For vaccinated people, antigen-specific antibodies bind firmly to virus particles and competitively oust natural antibodies, giving vaccinated people potentially less cross-immunity to mutant variants that are more infectious and the wave of infectivity continues.

It’s not just the Western scientists, doctors, practitioners and citizens who supported the tenets of the Great Barrington Declaration and thought governments were on the wrong track. A similar view was held by Chinese scientists.

This is not a good time to cast aside the wisdom of Charles Darwin, one of the greatest naturalists to have graced the planet, who was among the first to make our species aware of the importance of natural selection.

Let’s think critically.

 

Think like an economist

I’m not going to say much here, being I am not an economist. But you don’t need a degree in economics to know if you close a bunch of businesses for close on a year, economies become unstable. Markers such as unemployment are hard not too miss given they're rising like a helium balloon, affecting some age groups and ethnicities disproportionately.

Then there’s the long-term effects on the economy from lost education.  

But, in relation to economics, as an ecologist, I'd like to draw your attention to two things: a) to the boom and bust cycles that are linked to the prevailing Keynsian economic policies that seem to be par for the course and mirror our ecological interaction with the SARS-CoV-2 virus. And b) remind ourselves of the incredibly deep economic trouble we are getting ourselves into if we continue to, as we have for the last 12 months, divert so much attention to a single viral pathogen, at the cost of so much else, accepting staggering amounts of collateral damage in the process.

Do we repeat the same process every time the genes of a new human pathogen are sequenced? 

Let’s think critically.

Become a conscientious objector

It takes all types. We came across a health coach with 5 kids in the US called Christian who has 18 reasons he won’t be getting a covid vaccine. Including the fact he’s super healthy and has already had covid. The other 16 reasons are much more interesting. The fact his post has had nearly 2 million views and almost 2000 comments since its release a few days ago speaks volumes.

It wouldn’t make sense to force people like Christian and his young family to be vaccinated – that would be the best way of dividing society further. It would be best to allow people like Christian to express themselves, which they can only do now on limited platforms like a private website. It is important too that they can exercise their right to refusal, their informed consent, and their right to conscientiously object – or even protest. Many of these rights are now at risk so don’t sit back if you value them.

Every one of these rights has been fought for by the generations before us.

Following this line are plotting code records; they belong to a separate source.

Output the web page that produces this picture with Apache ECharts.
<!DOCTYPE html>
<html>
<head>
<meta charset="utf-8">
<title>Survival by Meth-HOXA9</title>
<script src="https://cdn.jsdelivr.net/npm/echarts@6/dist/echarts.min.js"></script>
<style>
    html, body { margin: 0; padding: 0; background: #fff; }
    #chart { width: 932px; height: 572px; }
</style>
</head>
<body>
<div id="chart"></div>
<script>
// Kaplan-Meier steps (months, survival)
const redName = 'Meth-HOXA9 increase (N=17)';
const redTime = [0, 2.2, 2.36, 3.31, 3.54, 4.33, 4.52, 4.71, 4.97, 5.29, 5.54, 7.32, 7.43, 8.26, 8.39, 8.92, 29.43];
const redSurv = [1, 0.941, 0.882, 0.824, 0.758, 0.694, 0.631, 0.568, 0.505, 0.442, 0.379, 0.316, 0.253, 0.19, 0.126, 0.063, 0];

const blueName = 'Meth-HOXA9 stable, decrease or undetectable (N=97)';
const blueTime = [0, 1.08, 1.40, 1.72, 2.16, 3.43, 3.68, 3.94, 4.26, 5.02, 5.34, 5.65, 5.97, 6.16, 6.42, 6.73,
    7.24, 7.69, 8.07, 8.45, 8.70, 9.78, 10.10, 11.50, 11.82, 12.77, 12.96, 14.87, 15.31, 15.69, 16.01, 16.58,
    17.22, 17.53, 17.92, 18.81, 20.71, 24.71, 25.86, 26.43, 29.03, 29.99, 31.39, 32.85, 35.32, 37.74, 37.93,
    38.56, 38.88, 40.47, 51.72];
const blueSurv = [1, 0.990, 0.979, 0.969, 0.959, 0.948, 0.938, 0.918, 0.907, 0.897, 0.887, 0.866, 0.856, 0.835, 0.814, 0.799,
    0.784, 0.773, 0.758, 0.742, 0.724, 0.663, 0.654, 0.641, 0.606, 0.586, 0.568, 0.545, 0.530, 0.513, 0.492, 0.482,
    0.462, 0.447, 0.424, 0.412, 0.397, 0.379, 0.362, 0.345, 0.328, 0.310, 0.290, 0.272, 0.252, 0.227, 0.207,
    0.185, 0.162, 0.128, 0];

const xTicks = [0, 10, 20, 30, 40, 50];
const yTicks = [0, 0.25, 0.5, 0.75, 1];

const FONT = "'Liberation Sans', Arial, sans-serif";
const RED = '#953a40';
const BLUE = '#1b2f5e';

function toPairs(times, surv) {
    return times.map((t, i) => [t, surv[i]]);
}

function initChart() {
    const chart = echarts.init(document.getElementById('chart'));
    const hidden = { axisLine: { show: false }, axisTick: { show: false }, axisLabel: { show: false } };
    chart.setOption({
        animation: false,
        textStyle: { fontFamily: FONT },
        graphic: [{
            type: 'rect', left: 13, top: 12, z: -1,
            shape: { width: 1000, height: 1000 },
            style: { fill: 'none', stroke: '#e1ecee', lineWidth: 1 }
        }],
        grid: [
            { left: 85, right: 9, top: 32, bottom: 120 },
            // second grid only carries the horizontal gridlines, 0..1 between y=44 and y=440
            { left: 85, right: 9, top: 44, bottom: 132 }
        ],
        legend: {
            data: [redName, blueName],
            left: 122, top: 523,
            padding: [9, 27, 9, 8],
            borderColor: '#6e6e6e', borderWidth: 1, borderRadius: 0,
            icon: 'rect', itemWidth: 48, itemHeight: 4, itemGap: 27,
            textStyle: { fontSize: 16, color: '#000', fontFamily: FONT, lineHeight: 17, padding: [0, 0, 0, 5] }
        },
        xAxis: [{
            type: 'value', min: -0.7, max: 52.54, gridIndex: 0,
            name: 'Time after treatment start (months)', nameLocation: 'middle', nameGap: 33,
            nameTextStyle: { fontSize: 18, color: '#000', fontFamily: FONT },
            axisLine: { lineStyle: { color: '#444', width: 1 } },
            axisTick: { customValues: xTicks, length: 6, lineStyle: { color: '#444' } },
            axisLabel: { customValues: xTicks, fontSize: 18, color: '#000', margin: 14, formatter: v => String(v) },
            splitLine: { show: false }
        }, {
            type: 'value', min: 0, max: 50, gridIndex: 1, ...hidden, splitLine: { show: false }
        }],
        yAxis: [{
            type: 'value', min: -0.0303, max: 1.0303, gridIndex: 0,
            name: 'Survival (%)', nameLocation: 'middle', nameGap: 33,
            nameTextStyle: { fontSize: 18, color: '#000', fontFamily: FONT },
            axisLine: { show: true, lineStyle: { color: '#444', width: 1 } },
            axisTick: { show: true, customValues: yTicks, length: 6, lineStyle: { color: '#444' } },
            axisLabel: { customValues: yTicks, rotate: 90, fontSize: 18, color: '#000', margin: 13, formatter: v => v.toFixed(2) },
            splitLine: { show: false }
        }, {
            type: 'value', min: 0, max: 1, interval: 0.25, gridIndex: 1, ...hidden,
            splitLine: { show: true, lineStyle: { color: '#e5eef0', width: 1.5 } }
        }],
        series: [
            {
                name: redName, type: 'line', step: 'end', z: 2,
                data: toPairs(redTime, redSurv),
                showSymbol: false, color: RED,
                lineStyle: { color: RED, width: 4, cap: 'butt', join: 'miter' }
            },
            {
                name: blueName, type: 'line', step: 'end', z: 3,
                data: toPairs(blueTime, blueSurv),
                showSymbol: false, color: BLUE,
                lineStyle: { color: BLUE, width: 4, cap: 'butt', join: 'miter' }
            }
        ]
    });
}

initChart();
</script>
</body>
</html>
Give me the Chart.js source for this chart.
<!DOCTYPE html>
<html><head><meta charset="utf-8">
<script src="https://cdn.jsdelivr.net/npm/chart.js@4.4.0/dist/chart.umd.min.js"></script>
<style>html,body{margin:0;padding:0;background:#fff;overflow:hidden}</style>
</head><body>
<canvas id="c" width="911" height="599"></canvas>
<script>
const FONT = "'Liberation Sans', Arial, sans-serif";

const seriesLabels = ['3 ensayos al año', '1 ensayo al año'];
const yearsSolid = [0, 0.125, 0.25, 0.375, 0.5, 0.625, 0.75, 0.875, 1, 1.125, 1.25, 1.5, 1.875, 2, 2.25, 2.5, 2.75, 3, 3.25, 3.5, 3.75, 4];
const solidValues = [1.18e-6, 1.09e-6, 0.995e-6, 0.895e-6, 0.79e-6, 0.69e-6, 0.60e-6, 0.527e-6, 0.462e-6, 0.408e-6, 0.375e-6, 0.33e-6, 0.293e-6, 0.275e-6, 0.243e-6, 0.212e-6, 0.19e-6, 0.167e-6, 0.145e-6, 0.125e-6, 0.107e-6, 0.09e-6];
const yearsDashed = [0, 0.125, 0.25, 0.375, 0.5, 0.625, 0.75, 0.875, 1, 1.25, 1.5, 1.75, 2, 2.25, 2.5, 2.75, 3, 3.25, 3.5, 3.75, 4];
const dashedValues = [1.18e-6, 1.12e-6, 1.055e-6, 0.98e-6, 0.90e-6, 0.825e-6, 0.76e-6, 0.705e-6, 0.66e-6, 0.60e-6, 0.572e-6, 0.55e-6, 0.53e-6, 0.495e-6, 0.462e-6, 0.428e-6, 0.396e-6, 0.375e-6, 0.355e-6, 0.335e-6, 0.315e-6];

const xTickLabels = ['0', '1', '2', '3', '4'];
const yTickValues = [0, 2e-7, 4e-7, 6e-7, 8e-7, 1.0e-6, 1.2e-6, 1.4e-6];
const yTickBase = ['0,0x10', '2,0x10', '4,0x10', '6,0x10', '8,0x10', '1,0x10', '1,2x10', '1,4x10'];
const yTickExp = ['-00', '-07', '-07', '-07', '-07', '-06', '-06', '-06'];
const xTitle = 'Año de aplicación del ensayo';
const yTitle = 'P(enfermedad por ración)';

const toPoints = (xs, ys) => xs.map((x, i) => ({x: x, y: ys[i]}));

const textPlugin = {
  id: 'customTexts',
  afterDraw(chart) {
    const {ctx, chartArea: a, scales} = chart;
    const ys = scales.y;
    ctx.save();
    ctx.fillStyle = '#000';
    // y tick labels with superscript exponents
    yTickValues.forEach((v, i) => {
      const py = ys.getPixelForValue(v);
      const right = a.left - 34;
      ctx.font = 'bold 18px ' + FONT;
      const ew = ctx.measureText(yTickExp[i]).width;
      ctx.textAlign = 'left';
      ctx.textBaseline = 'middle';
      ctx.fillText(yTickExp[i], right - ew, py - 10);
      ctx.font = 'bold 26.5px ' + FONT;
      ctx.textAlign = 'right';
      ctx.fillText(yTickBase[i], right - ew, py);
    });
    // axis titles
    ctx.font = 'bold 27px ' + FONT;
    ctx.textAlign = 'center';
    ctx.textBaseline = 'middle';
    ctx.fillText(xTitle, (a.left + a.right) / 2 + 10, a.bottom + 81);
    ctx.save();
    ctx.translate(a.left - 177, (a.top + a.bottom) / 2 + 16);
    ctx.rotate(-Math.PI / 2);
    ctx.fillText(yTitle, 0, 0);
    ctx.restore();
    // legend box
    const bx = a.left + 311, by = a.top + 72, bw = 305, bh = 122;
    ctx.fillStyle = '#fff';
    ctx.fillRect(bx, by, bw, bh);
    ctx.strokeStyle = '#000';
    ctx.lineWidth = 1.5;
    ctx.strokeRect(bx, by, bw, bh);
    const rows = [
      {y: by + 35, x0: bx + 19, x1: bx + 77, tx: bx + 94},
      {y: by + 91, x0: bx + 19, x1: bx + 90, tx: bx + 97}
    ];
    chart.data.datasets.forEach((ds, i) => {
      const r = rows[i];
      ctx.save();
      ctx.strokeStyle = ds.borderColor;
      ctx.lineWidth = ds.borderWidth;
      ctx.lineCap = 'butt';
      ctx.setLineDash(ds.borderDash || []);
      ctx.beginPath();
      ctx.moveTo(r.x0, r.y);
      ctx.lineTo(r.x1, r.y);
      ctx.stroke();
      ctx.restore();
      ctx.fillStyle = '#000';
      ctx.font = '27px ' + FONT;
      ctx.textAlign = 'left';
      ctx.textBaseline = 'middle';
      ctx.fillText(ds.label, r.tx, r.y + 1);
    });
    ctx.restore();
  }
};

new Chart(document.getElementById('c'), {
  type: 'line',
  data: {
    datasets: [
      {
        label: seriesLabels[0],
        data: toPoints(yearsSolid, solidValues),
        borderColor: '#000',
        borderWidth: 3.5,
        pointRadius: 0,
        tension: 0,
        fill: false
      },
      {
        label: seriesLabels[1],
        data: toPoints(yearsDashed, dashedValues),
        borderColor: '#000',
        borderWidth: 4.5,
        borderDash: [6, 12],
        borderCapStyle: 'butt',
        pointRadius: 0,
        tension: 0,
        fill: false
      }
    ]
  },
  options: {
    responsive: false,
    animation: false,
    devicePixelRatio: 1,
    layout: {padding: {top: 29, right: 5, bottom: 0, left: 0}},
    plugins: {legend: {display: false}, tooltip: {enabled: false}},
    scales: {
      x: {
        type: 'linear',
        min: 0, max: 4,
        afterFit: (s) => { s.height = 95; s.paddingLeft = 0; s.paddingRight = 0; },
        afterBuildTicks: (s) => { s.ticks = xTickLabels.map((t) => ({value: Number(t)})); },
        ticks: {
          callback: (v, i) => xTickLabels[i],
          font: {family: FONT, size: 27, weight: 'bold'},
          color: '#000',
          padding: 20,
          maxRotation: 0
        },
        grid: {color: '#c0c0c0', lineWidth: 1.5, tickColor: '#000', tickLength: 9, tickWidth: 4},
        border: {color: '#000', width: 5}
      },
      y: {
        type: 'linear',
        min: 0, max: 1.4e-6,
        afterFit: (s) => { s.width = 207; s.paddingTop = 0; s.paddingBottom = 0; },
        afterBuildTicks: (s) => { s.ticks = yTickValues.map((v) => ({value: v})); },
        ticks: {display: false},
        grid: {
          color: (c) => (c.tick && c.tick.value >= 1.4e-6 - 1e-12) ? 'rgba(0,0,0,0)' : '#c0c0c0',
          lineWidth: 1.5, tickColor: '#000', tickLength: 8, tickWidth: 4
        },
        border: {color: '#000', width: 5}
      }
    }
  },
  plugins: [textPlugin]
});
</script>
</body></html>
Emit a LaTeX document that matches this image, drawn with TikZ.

I believe very soon it will be necessary for those who have remained silent up to this point to raise their hands. For all of us, together, who are concerned by the current direction taken by governments and health authorities in their efforts to deal with a moderately infectious, not particularly virulent virus to raise our hands – or, if you prefer, your fists – and stand up and be counted. 

To be effective, we must know what to look for and where to find it. We'll continue to do what we can to help you, through our multi-disciplinary lens, make sense of this confusing yet wonderful world we all inhabit. Helping to support our ability to make carefully considered health choices, naturally and sustainably.